As a young CFO, what makes you most excited when you consider the future of the finance industry?
What gets me excited is the automation around closing of the books and internal controls. I think this is going to cut out a lot of fraud. I think now is the time we can be ever more entrepreneurial in our roles because the numbers are the numbers. I think businesses are looking for good commercial advice and I think we as CFOs have the necessary skills and can help lead the business with our CEOs.
In your opinion, what do you think is the toughest challenge facing finance professionals today?
I think if you are a traditional bookkeeper, automation is a threat. If you’re a senior finance professional just reporting numbers, you are at risk. That role will get downgraded and you have to move into a more advisory role. But if you’re an expert, there will always be work for you. There will still be a lot of specialist-type functions around the different accounting standards – I don’t think automation will terminate that.
Ethics is a massive problem. As a profession, we are supposed to be the backbone of good corporate governance. The public trust us on this and restoring this trust is going to be a huge task.
Where do you see yourself in five years’ time? What does the future hold for you work-wise?
A larger portfolio or new industry, possibly even a CEO role would interest me. I like leading people. I’m an entrepreneurial person and I enjoy the commercial side of the role.

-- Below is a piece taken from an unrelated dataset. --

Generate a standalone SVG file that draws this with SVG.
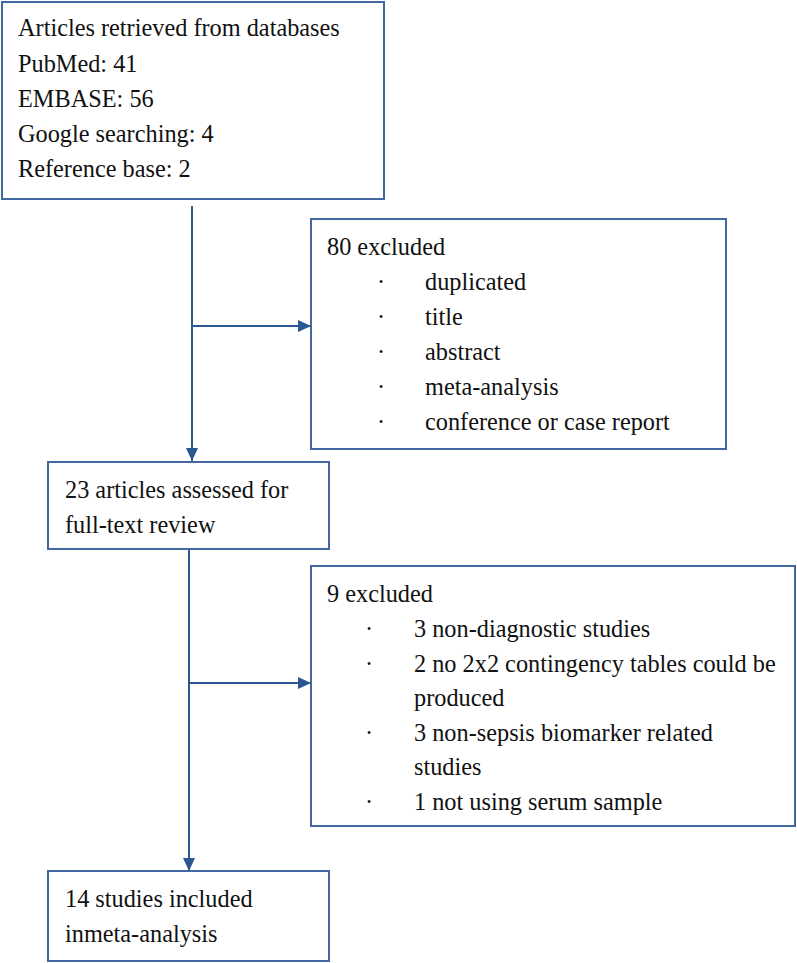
<svg xmlns="http://www.w3.org/2000/svg" width="797" height="963" viewBox="0 0 797 963">
<defs>
<style>
.box{fill:#fff;stroke:#41699F;stroke-width:2}
.t{font-family:"Liberation Serif","Times New Roman",serif;font-size:24.3px;fill:#111}
.c{stroke:#2C5792;stroke-width:2;fill:none}
</style>
<marker id="ah" markerWidth="13" markerHeight="12" refX="13" refY="6" orient="auto" markerUnits="userSpaceOnUse"><path d="M0,0 L13,6 L0,12 z" fill="#2C5792"/></marker>
</defs>
<rect width="797" height="963" fill="#fff"/>
<g id="connectors">
<line class="c" x1="192" y1="206" x2="192" y2="461" marker-end="url(#ah)"/>
<line class="c" x1="192" y1="326" x2="311" y2="326" marker-end="url(#ah)"/>
<line class="c" x1="189" y1="549" x2="189" y2="871" marker-end="url(#ah)"/>
<line class="c" x1="189" y1="683" x2="311" y2="683" marker-end="url(#ah)"/>
</g>
<g id="n1">
<rect class="box" x="2" y="2" width="382" height="197"/>
<text class="t" x="18" y="36">Articles retrieved from databases</text>
<text class="t" x="18" y="72">PubMed: 41</text>
<text class="t" x="18" y="107">EMBASE: 56</text>
<text class="t" x="18" y="142">Google searching: 4</text>
<text class="t" x="18" y="177">Reference base: 2</text>
</g>
<g id="n2">
<rect class="box" x="311" y="219" width="415" height="230"/>
<text class="t" x="327" y="255">80 excluded</text>
<text class="t" x="377" y="290">·</text><text class="t" x="425" y="290">duplicated</text>
<text class="t" x="377" y="325">·</text><text class="t" x="425" y="325">title</text>
<text class="t" x="377" y="360">·</text><text class="t" x="425" y="360">abstract</text>
<text class="t" x="377" y="395">·</text><text class="t" x="425" y="395">meta-analysis</text>
<text class="t" x="377" y="430">·</text><text class="t" x="425" y="430">conference or case report</text>
</g>
<g id="n3">
<rect class="box" x="48" y="462" width="281" height="87"/>
<text class="t" x="65" y="498">23 articles assessed for</text>
<text class="t" x="65" y="533">full-text review</text>
</g>
<g id="n4">
<rect class="box" x="311" y="566" width="484" height="260"/>
<text class="t" x="327" y="602">9 excluded</text>
<text class="t" x="365" y="637">·</text><text class="t" x="414" y="637">3 non-diagnostic studies</text>
<text class="t" x="365" y="672">·</text><text class="t" x="414" y="672">2 no 2x2 contingency tables could be</text>
<text class="t" x="414" y="706">produced</text>
<text class="t" x="365" y="741">·</text><text class="t" x="414" y="741">3 non-sepsis biomarker related</text>
<text class="t" x="414" y="775">studies</text>
<text class="t" x="365" y="810">·</text><text class="t" x="414" y="810">1 not using serum sample</text>
</g>
<g id="n5">
<rect class="box" x="48" y="871" width="281" height="90"/>
<text class="t" x="65" y="907">14 studies included</text>
<text class="t" x="65" y="942">inmeta-analysis</text>
</g>
</svg>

What are your interests outside of work?
I enjoy my football, golf, cricket and am a very competitive person. Whenever I play sport now, even with friends, there’s always a competition on and bragging rights up for grabs. I believe you need to have a good physical balance, otherwise the demands of the job will drain you out. Also, I’m very interested in digital automation. We have a mobile division in our business that I like to stay close to, see their latest developments and assist them with their challenges.